Tokens Are Not the Value

Alex Karp — CEO of Palantir, the data-analytics company best known for its defense and intelligence work — went on CNBC and tore into the AI industry. The labs, he said, sell you "tokens that create no value."¹

Yes, but that is not the real problem. It's that per-token pricing is a category error — and a telling one.

Price per unit is how you sell a commodity. Raw material in, add a margin, out comes a price per finished unit. It's the right model for toilet paper, for aluminium cans, for anything whose worth is in the stuff itself. Bulk goods, priced by the pound.

Intelligence is not bulk goods.

Take my own industry. No one prices a drug at raw-material cost plus markup — the idea is absurd. A pharmaceutical's price comes from the R&D poured into it, from how well you understood the patient's need, how precisely you fit the product to its markets, and whether that value is recognised and rewarded. Cost-plus never enters the room. The worth was never in the compound. It was in everything built around it.

AI is the same. The value was never in the output tokens. It's in how well you turn input into outcome: the system of prompts, context, agents, and judgment you wrap around a model. Two people push identical tokens through the same model; one files a regulatory dossier, the other produces slop. The tokens cost the same but the value is not even close. A token has no value on its own.

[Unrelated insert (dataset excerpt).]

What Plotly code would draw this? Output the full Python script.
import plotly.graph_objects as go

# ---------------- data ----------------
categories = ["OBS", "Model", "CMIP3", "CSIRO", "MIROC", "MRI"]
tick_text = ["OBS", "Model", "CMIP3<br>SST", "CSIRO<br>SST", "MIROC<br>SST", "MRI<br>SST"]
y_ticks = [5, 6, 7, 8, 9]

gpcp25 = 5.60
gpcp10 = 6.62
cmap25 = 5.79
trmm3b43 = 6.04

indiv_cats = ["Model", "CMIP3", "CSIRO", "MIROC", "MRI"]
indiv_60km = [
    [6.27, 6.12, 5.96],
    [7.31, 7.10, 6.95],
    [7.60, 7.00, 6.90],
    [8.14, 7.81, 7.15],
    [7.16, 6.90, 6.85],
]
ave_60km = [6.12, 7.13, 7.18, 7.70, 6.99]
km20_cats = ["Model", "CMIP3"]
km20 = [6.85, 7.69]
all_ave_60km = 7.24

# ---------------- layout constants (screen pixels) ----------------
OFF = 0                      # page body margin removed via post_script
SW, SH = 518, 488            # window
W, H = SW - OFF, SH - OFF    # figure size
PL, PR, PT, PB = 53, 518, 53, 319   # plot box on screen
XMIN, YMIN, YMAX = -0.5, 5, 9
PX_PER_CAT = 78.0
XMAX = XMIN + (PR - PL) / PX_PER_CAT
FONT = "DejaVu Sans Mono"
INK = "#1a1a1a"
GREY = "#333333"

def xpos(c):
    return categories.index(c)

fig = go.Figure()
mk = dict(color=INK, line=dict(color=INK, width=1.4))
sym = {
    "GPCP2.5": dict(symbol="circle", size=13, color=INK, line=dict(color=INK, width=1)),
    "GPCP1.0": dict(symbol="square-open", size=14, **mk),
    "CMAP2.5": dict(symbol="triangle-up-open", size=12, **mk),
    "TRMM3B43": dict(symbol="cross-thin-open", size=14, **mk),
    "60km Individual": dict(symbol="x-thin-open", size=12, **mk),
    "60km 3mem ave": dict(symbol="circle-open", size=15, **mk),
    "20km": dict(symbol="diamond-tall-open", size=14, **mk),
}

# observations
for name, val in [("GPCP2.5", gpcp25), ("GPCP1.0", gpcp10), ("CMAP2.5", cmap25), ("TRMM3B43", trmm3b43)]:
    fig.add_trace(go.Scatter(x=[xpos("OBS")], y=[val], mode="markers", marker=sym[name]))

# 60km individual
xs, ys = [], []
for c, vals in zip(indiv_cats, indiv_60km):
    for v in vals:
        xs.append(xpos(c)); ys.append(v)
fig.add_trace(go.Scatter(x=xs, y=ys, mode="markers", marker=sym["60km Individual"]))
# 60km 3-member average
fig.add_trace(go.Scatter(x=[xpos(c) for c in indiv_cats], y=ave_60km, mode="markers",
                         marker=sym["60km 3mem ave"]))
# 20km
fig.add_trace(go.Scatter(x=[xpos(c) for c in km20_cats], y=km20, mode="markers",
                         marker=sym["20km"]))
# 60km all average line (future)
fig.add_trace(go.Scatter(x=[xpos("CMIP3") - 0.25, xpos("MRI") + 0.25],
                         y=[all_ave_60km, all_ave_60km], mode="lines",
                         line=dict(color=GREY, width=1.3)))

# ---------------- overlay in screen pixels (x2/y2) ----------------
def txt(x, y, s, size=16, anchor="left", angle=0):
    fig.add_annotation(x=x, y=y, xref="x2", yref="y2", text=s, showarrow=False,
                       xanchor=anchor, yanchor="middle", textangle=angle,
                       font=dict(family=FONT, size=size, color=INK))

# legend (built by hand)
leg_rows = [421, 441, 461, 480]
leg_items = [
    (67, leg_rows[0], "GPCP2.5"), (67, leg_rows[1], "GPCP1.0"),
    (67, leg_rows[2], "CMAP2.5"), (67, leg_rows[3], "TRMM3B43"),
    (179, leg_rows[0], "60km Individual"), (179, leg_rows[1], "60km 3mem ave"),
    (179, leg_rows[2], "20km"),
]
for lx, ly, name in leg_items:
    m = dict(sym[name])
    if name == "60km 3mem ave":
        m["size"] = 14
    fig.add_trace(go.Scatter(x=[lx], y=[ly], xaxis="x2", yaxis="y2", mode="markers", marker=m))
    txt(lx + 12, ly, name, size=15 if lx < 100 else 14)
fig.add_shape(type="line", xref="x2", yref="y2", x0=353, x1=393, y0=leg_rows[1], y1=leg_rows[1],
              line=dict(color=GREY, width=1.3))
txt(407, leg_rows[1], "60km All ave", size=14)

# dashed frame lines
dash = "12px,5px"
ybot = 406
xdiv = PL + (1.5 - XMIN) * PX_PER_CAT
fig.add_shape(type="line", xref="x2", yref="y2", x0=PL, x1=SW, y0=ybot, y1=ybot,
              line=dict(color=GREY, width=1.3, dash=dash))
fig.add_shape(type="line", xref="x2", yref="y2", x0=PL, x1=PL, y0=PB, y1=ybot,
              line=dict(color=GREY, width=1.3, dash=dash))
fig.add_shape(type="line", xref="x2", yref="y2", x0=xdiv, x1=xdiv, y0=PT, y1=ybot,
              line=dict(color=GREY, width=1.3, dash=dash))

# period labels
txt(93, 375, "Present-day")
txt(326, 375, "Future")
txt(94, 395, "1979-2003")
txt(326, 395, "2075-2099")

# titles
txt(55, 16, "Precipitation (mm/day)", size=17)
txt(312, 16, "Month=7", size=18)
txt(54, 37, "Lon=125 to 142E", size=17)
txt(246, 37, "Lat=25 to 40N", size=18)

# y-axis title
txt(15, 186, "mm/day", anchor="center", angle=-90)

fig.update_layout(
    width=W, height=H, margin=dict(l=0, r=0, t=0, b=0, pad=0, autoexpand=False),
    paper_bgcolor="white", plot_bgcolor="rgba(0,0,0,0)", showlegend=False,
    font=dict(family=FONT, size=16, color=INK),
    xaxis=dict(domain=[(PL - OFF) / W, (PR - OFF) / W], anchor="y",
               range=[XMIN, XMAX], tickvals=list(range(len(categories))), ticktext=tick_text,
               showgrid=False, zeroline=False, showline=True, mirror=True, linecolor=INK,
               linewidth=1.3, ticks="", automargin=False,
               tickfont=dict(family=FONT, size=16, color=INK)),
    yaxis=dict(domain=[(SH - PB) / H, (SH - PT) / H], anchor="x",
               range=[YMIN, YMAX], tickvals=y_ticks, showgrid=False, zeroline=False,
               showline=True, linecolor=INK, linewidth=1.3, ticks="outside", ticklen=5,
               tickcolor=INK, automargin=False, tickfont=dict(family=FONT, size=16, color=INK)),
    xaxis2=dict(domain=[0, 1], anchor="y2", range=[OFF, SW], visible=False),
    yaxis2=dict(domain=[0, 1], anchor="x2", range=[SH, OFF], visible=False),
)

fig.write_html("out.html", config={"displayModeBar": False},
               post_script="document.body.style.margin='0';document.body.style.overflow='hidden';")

So counting tokens to reach a price measures the one thing that doesn't matter.

The pricing model of the labs gives them away. Per-token billing is an honest confession that they sell a commodity — raw compute, metered by the pound. The value was always downstream, with the person doing the wrapping. Karp's fix is to move that meter inside his own castle and call it sovereignty.² Same category error, longer lock-in.

I've written that when tools converge, people make the difference. Pricing proves it from the other direction. When the model itself is billed like a commodity, the only thing left worth paying for is what a human builds on top of it.

Stop counting tokens. Start measuring outcomes.


Notes & Sources

  1. Alex Karp, interview on CNBC "Squawk Box", 1 July 2026 — video, detail.
  2. Palantir–NVIDIA "sovereign AI" deal, announced 29 June 2026 — open-weight deployment inside isolated Palantir environments (CNBC).